## Task to complete
Print the entries below exactly as they appear, from the first line up to and including the line with "import * as". Do not print any pictures.

## Dataset content
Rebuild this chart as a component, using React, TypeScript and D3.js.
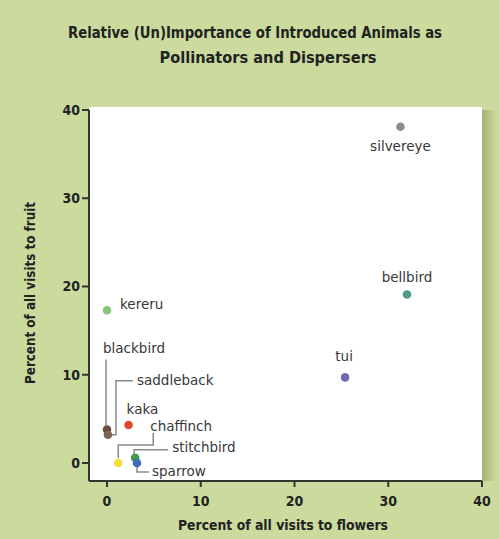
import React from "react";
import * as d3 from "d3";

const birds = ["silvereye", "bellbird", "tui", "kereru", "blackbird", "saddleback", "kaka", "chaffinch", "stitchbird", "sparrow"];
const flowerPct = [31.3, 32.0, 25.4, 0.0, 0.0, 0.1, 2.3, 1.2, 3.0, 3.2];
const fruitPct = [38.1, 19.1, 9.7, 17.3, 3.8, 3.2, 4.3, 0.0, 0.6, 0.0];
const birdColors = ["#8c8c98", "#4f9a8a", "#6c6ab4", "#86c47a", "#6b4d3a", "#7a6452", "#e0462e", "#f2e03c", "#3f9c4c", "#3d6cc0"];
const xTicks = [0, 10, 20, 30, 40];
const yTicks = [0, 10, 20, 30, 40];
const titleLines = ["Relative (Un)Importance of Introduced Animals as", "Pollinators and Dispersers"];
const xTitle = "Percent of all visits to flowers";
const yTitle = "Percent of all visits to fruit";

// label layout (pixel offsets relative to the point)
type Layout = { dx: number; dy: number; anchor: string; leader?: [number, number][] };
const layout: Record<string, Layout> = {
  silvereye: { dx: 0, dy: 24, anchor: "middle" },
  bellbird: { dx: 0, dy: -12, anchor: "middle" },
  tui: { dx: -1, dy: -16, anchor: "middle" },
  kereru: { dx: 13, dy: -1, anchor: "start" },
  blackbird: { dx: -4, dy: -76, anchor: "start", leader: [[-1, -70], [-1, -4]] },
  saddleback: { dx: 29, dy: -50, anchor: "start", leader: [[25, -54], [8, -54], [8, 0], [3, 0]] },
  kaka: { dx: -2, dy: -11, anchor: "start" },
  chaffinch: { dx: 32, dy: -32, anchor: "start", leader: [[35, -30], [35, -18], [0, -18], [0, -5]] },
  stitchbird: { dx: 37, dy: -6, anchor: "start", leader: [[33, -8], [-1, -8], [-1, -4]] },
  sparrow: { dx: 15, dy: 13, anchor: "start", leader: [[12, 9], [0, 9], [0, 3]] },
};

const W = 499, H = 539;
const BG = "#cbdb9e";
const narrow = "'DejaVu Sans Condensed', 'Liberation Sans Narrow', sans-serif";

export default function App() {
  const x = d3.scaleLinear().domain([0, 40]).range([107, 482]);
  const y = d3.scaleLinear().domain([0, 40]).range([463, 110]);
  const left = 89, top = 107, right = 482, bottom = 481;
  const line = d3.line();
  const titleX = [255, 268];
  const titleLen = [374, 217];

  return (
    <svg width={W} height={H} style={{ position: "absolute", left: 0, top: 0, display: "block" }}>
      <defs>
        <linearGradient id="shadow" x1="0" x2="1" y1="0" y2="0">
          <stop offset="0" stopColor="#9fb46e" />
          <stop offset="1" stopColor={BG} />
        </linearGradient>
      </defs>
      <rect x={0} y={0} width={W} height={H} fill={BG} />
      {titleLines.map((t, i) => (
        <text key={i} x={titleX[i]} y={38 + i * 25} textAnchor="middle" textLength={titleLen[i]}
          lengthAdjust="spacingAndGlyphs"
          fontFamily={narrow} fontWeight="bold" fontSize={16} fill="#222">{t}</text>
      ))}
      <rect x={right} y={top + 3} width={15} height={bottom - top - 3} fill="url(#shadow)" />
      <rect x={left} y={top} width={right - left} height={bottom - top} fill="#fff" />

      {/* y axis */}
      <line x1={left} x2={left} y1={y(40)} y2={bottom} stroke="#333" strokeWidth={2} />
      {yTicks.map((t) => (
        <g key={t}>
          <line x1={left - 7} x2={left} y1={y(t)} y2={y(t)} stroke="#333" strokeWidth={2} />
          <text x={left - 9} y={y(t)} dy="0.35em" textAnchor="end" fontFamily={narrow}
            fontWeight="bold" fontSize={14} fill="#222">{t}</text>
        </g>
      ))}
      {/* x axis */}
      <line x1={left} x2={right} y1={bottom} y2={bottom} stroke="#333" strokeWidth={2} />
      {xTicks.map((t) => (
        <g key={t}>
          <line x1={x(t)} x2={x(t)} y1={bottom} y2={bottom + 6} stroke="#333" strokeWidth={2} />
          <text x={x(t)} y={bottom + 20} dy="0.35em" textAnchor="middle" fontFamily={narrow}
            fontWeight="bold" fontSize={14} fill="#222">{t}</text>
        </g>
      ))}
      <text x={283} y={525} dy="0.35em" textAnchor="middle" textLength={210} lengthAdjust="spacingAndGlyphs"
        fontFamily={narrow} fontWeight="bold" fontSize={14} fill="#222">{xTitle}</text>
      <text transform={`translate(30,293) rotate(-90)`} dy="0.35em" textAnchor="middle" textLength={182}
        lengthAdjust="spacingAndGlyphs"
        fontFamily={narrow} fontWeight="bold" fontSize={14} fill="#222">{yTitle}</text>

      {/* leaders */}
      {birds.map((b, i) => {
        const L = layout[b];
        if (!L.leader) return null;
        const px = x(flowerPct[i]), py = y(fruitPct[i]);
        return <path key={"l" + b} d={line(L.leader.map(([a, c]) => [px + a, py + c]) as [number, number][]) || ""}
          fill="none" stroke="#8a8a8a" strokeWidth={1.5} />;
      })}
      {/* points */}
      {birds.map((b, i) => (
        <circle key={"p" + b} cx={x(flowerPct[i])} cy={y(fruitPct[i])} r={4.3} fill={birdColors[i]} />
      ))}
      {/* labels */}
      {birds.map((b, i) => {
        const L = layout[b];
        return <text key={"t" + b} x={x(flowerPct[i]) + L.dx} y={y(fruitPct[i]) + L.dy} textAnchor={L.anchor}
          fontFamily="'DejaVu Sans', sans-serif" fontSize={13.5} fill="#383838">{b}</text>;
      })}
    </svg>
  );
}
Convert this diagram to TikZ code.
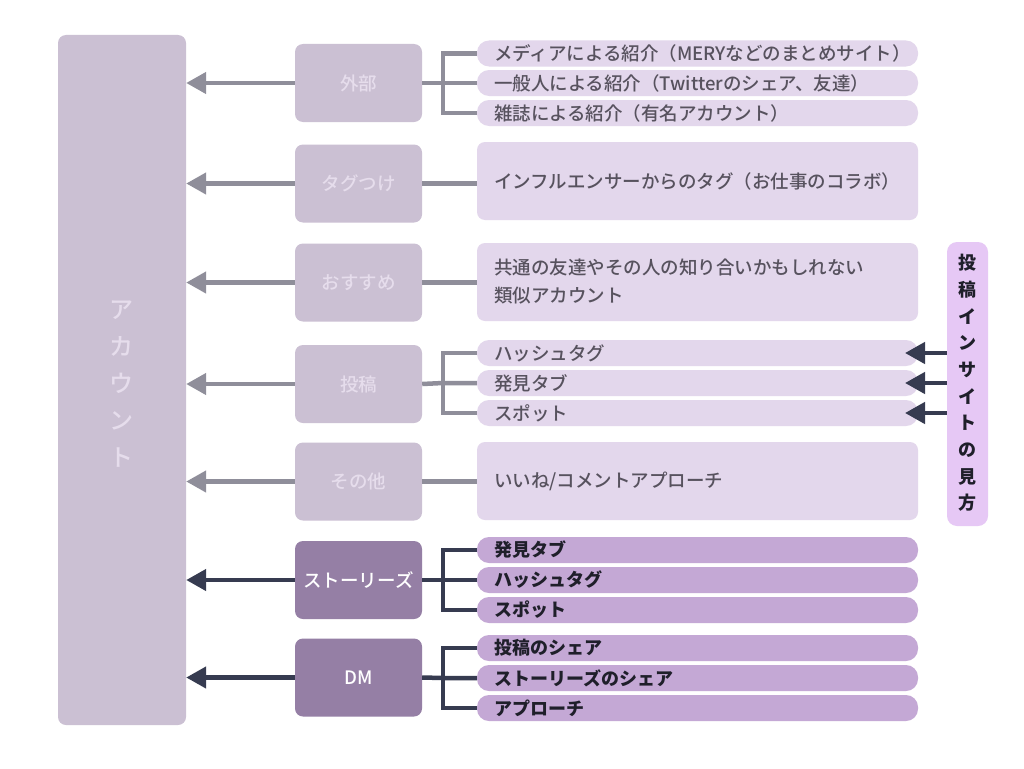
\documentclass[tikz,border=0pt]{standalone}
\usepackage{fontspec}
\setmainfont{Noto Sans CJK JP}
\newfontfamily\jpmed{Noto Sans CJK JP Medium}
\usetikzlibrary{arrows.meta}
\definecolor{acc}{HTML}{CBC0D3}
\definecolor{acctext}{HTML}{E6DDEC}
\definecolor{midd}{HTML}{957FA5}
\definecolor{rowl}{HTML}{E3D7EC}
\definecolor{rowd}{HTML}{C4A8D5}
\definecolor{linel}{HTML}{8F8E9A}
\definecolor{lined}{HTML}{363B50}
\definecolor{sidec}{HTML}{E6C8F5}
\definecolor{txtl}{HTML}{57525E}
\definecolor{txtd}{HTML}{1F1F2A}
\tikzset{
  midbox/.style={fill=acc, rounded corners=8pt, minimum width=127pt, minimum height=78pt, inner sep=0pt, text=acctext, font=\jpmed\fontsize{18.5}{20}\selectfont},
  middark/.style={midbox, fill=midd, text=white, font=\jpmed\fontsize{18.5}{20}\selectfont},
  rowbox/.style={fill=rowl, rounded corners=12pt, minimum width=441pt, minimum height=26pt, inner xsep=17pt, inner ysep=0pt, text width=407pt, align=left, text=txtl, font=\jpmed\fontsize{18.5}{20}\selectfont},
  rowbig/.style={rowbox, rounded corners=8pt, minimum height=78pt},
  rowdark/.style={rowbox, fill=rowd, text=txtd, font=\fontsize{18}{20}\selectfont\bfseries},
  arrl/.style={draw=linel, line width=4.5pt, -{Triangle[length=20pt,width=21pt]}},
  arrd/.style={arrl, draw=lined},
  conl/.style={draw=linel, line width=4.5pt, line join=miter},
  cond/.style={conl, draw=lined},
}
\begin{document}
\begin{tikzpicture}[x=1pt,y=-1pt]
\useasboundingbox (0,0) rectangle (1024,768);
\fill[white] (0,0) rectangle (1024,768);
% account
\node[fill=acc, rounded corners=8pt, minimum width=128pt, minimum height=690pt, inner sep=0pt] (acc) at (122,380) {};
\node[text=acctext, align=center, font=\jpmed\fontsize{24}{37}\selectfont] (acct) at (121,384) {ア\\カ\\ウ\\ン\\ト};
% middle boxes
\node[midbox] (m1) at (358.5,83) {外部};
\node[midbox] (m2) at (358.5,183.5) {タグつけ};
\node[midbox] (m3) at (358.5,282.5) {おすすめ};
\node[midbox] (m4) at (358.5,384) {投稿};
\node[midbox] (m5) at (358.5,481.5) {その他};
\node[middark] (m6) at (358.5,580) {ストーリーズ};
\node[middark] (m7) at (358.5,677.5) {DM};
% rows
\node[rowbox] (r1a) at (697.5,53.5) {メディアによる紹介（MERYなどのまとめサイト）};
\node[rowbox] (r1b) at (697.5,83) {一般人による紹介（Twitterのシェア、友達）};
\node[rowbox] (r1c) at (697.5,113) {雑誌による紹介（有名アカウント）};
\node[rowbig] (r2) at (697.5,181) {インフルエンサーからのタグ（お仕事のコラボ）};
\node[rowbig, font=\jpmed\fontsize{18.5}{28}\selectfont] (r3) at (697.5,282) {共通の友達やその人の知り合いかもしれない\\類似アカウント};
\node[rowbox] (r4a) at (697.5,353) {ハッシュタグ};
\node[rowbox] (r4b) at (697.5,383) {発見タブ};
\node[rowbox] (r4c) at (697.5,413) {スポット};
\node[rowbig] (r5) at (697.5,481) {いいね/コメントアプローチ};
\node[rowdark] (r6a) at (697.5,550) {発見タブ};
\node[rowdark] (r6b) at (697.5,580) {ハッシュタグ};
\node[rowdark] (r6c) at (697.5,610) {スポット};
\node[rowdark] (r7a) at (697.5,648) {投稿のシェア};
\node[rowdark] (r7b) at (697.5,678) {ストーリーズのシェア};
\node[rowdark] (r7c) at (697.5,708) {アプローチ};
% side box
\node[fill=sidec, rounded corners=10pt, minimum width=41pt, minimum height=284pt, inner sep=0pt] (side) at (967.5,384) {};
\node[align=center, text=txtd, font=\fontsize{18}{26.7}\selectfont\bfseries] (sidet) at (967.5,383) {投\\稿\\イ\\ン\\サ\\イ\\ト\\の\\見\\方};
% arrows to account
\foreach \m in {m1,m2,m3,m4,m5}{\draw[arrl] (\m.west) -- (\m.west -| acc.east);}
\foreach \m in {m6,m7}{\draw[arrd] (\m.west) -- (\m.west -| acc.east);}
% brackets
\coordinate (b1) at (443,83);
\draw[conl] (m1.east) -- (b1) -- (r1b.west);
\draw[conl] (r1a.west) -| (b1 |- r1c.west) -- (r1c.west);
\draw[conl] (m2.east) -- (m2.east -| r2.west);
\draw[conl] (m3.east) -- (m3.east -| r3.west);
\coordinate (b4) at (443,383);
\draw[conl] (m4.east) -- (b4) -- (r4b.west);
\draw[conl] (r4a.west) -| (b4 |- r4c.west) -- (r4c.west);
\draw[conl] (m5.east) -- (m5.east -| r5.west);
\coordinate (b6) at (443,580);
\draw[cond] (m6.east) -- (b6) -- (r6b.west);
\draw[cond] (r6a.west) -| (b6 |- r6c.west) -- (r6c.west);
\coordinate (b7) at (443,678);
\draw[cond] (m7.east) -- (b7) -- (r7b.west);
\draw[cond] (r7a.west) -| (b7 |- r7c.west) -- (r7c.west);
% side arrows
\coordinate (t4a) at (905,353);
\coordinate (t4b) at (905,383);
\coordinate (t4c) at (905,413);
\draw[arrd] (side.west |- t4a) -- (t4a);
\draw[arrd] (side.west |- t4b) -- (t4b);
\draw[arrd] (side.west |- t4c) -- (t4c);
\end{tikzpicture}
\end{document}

## Written answer
Rebuild this chart as a component, using React, TypeScript and D3.js.
import React from "react";
import * as d3 from "d3";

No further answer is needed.